-- START --
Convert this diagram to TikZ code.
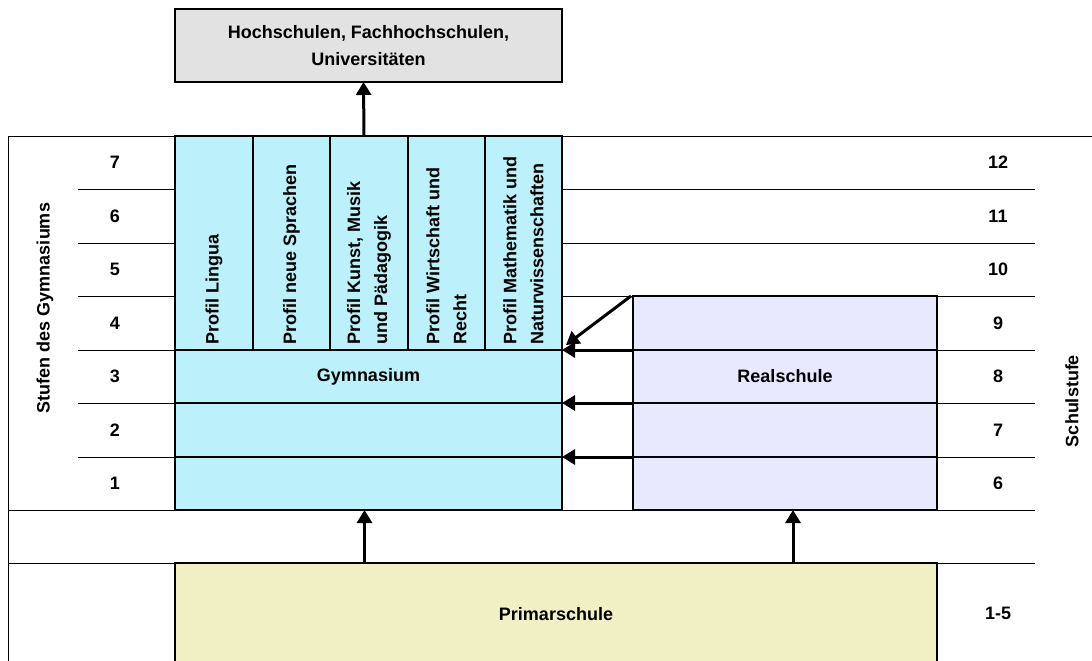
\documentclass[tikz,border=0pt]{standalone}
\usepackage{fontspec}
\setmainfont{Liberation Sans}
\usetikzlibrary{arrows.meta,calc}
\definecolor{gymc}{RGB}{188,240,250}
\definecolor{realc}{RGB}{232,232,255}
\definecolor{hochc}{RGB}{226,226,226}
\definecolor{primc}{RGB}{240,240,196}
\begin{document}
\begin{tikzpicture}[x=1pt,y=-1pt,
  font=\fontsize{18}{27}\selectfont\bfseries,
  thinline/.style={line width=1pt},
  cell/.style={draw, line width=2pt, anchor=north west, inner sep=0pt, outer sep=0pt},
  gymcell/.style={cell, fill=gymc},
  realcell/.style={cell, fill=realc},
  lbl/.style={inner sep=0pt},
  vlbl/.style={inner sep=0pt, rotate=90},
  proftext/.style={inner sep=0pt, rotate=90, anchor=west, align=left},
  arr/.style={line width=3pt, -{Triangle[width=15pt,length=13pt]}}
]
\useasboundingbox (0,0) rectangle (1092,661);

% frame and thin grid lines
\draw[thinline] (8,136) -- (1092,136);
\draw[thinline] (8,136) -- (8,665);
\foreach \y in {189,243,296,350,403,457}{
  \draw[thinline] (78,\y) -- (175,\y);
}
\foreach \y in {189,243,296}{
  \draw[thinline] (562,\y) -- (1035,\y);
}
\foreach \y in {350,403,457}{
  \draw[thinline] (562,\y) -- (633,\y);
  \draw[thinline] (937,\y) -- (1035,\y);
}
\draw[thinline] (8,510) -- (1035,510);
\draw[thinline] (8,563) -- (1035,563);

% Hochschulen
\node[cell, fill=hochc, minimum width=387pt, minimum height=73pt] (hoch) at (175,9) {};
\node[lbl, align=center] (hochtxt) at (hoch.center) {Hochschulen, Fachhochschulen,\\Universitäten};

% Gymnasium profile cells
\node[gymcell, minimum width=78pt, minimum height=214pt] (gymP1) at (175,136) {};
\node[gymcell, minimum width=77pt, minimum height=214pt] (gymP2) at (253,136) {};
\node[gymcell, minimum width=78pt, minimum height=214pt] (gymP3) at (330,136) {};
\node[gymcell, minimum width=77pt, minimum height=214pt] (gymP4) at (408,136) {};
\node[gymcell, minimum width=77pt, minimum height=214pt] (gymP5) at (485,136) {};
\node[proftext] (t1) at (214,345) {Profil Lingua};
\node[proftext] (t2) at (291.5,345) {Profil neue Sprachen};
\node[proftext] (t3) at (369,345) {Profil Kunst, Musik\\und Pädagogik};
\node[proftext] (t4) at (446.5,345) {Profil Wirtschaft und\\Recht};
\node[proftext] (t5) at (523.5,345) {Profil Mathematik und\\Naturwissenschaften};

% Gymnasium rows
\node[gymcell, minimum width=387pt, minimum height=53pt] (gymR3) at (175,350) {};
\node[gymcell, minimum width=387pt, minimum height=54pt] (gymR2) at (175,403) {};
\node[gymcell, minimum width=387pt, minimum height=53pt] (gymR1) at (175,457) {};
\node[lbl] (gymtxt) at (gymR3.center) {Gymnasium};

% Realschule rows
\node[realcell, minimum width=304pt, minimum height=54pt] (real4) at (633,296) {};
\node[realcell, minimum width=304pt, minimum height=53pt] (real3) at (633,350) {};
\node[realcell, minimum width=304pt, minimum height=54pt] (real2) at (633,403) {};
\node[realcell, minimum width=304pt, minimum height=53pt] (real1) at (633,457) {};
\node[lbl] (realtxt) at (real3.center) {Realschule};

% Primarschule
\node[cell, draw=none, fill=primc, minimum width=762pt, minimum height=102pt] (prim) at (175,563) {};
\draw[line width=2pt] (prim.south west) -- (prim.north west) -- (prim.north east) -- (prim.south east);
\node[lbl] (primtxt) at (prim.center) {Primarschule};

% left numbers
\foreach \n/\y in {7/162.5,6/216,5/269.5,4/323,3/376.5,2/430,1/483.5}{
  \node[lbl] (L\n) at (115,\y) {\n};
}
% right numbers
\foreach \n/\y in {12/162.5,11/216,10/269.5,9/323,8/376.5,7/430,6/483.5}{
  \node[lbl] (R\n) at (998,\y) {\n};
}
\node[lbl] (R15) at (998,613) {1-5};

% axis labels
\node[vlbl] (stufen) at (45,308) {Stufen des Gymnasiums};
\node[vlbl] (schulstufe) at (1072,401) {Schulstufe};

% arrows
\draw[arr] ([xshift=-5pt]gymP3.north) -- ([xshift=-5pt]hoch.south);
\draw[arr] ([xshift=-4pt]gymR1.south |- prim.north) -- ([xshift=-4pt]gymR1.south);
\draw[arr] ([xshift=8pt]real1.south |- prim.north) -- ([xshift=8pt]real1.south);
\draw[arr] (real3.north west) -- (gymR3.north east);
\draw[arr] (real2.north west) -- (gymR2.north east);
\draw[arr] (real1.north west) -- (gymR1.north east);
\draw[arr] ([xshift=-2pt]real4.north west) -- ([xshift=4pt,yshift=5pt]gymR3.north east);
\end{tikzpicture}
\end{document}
-- END --
_Task instructions_
Every line of the data should be copied as it stands, without the images.

_Output for this exercise_
Convert this diagram to TikZ code.
\documentclass[tikz,border=0pt]{standalone}
\usepackage{fontspec}
\setmainfont{Liberation Sans}
\usetikzlibrary{arrows.meta,calc}
\definecolor{gymc}{RGB}{188,240,250}
\definecolor{realc}{RGB}{232,232,255}
\definecolor{hochc}{RGB}{226,226,226}
\definecolor{primc}{RGB}{240,240,196}
\begin{document}
\begin{tikzpicture}[x=1pt,y=-1pt,
  font=\fontsize{18}{27}\selectfont\bfseries,
  thinline/.style={line width=1pt},
  cell/.style={draw, line width=2pt, anchor=north west, inner sep=0pt, outer sep=0pt},
  gymcell/.style={cell, fill=gymc},
  realcell/.style={cell, fill=realc},
  lbl/.style={inner sep=0pt},
  vlbl/.style={inner sep=0pt, rotate=90},
  proftext/.style={inner sep=0pt, rotate=90, anchor=west, align=left},
  arr/.style={line width=3pt, -{Triangle[width=15pt,length=13pt]}}
]
\useasboundingbox (0,0) rectangle (1092,661);

% frame and thin grid lines
\draw[thinline] (8,136) -- (1092,136);
\draw[thinline] (8,136) -- (8,665);
\foreach \y in {189,243,296,350,403,457}{
  \draw[thinline] (78,\y) -- (175,\y);
}
\foreach \y in {189,243,296}{
  \draw[thinline] (562,\y) -- (1035,\y);
}
\foreach \y in {350,403,457}{
  \draw[thinline] (562,\y) -- (633,\y);
  \draw[thinline] (937,\y) -- (1035,\y);
}
\draw[thinline] (8,510) -- (1035,510);
\draw[thinline] (8,563) -- (1035,563);

% Hochschulen
\node[cell, fill=hochc, minimum width=387pt, minimum height=73pt] (hoch) at (175,9) {};
\node[lbl, align=center] (hochtxt) at (hoch.center) {Hochschulen, Fachhochschulen,\\Universitäten};

% Gymnasium profile cells
\node[gymcell, minimum width=78pt, minimum height=214pt] (gymP1) at (175,136) {};
\node[gymcell, minimum width=77pt, minimum height=214pt] (gymP2) at (253,136) {};
\node[gymcell, minimum width=78pt, minimum height=214pt] (gymP3) at (330,136) {};
\node[gymcell, minimum width=77pt, minimum height=214pt] (gymP4) at (408,136) {};
\node[gymcell, minimum width=77pt, minimum height=214pt] (gymP5) at (485,136) {};
\node[proftext] (t1) at (214,345) {Profil Lingua};
\node[proftext] (t2) at (291.5,345) {Profil neue Sprachen};
\node[proftext] (t3) at (369,345) {Profil Kunst, Musik\\und Pädagogik};
\node[proftext] (t4) at (446.5,345) {Profil Wirtschaft und\\Recht};
\node[proftext] (t5) at (523.5,345) {Profil Mathematik und\\Naturwissenschaften};

% Gymnasium rows
\node[gymcell, minimum width=387pt, minimum height=53pt] (gymR3) at (175,350) {};
\node[gymcell, minimum width=387pt, minimum height=54pt] (gymR2) at (175,403) {};
\node[gymcell, minimum width=387pt, minimum height=53pt] (gymR1) at (175,457) {};
\node[lbl] (gymtxt) at (gymR3.center) {Gymnasium};

% Realschule rows
\node[realcell, minimum width=304pt, minimum height=54pt] (real4) at (633,296) {};
\node[realcell, minimum width=304pt, minimum height=53pt] (real3) at (633,350) {};
\node[realcell, minimum width=304pt, minimum height=54pt] (real2) at (633,403) {};
\node[realcell, minimum width=304pt, minimum height=53pt] (real1) at (633,457) {};
\node[lbl] (realtxt) at (real3.center) {Realschule};

% Primarschule
\node[cell, draw=none, fill=primc, minimum width=762pt, minimum height=102pt] (prim) at (175,563) {};
\draw[line width=2pt] (prim.south west) -- (prim.north west) -- (prim.north east) -- (prim.south east);
\node[lbl] (primtxt) at (prim.center) {Primarschule};

% left numbers
\foreach \n/\y in {7/162.5,6/216,5/269.5,4/323,3/376.5,2/430,1/483.5}{
  \node[lbl] (L\n) at (115,\y) {\n};
}
% right numbers
\foreach \n/\y in {12/162.5,11/216,10/269.5,9/323,8/376.5,7/430,6/483.5}{
  \node[lbl] (R\n) at (998,\y) {\n};
}
\node[lbl] (R15) at (998,613) {1-5};

% axis labels
\node[vlbl] (stufen) at (45,308) {Stufen des Gymnasiums};
\node[vlbl] (schulstufe) at (1072,401) {Schulstufe};

% arrows
\draw[arr] ([xshift=-5pt]gymP3.north) -- ([xshift=-5pt]hoch.south);
\draw[arr] ([xshift=-4pt]gymR1.south |- prim.north) -- ([xshift=-4pt]gymR1.south);
\draw[arr] ([xshift=8pt]real1.south |- prim.north) -- ([xshift=8pt]real1.south);
\draw[arr] (real3.north west) -- (gymR3.north east);
\draw[arr] (real2.north west) -- (gymR2.north east);
\draw[arr] (real1.north west) -- (gymR1.north east);
\draw[arr] ([xshift=-2pt]real4.north west) -- ([xshift=4pt,yshift=5pt]gymR3.north east);
\end{tikzpicture}
\end{document}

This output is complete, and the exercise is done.